Wieben uses the course as an opportunity to pick apart stereotypes of specific historical periods or figures.

Wieben emphasizes the use of primary sources and historical texts in her course. Here’s a list of the most popular texts/topics discussed, including episodes from Wieben’s podcast: 

Wieben’s podcast, Enchanted: The History of Magic & Witchcraft. Most popular episodes are The Lovelorn Lady and The Philosopher’s Stone Trilogy.

The Book of Magic, Brian Copenhaver (2015) 

The Cambridge History of Magic and Witchcraft in the West, David J. Collins, S. J. (2015)

“The Charms of Women and Priests,” Gender & History, Corinne Wieben (2017)

Classical Culture and Witchcraft in Medieval and Renaissance Italy, Marina Montesano (2018) 

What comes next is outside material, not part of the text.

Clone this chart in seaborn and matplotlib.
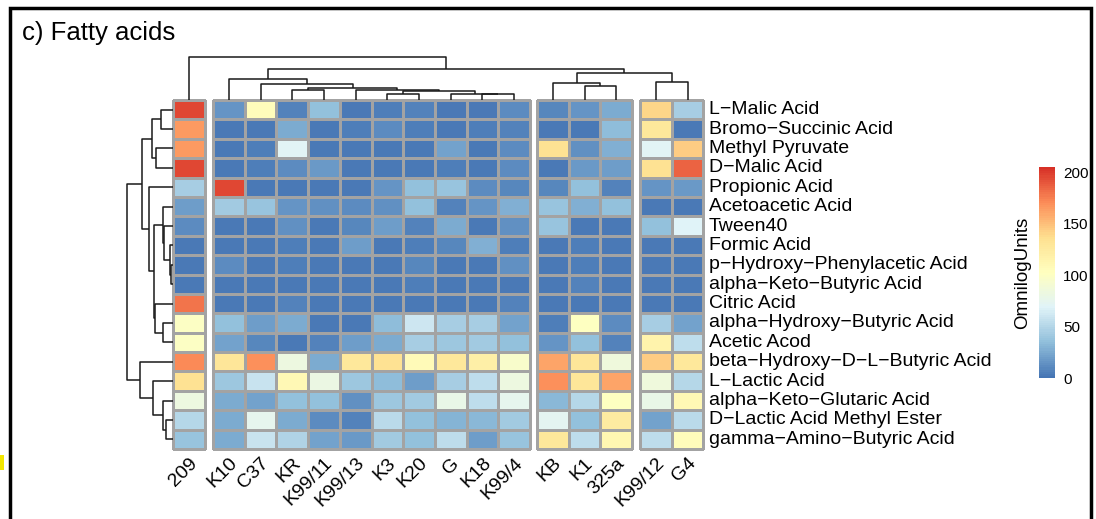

Magic and Superstition in Europe, Michael D. Bailey (2006) 

The Rise of Magic in Early Medieval Europe, Valerie I. J. Flint (1991) 

“We tend to associate classical Greece and Rome with an almost modern rationality,” says Wieben, “but while Plato was writing about philosophy, he was also writing about magic.” Similarly, we often stereotype the Middle Ages as a superstitious time, but out of it was born the practice of alchemy which contributed to the foundation for modern science.

Along with finding a new perspective on the past, the course also finds ways to examine the magic around students today by exploring modern conspiracy theories that have roots in the Middle Ages and the Renaissance.

“We question what it means to say a society is rational or irrational or superstitious or scientific,” says Wieben. “We get to think about historical periods differently and by contrast, think about modernity a little bit differently too.”